Public drinking has been considered in two main ways. The most obvious (but perhaps least interesting) is as a problematic form of consumption, injurious to health, morality, and social order. The alternative approach rejects this pathologizing attitude to alcohol and seeks to establish its place and meaning within society. Mary Douglas suggested that we should consider drinking to be constructive, constitutive of social relations, creating feelings of commensality, or fellowship at table, as well as divisions and hierarchies. The first approach concentrates on questions of supply and sale, as some other ways of thinking about consumption; the second is more interested in demand and consumer practice. Taking these in turn illustrates the different ways in which they conceptualize drink, drinkers, and drinking places.

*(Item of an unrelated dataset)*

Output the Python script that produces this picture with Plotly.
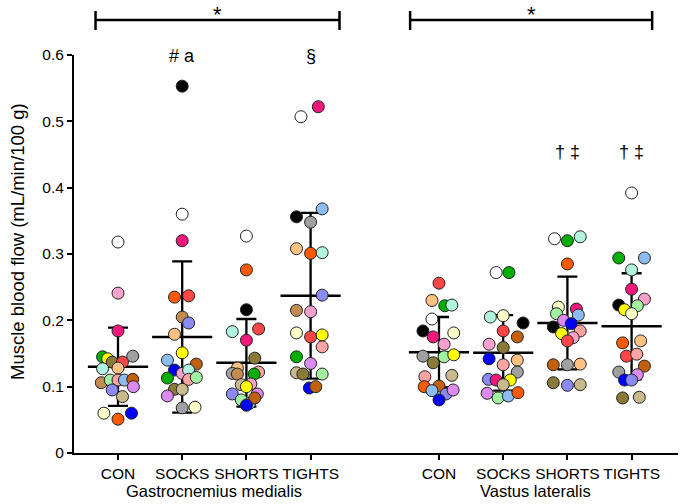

Studies of pubs and bars that consider them as sources of problem drinking tend to frame it as a question of oversupply. British examples of this include the Gin Craze (1720–1751) and peaks in alcohol consumption in the 1830s and 1870s. Paul Chatterton and Ray Hollands hold contemporary binge drinking to be a consequence of the strength of the nighttime economy, particularly when it is enlisted to redevelop rundown city centers. In Britain, for example, government strategy is seen as a neoliberal policy, relaxing controls on the sale of alcohol (the 2003 Licensing Act) while strengthening controls on drinkers (the 2004 Alcohol Harm Reduction Strategy for England). While there is little evidence for a uniquely British drinking culture—there is too much historical change and local variation for that—it is still routinely compared with a more civilized “Continental” attitude toward alcohol, which favors drinking with meals. At present, there is some concern that European drinking cultures and policies are converging, which might suggest that binge drinking and the neoliberal strategy are both spreading, but the evidence remains contradictory.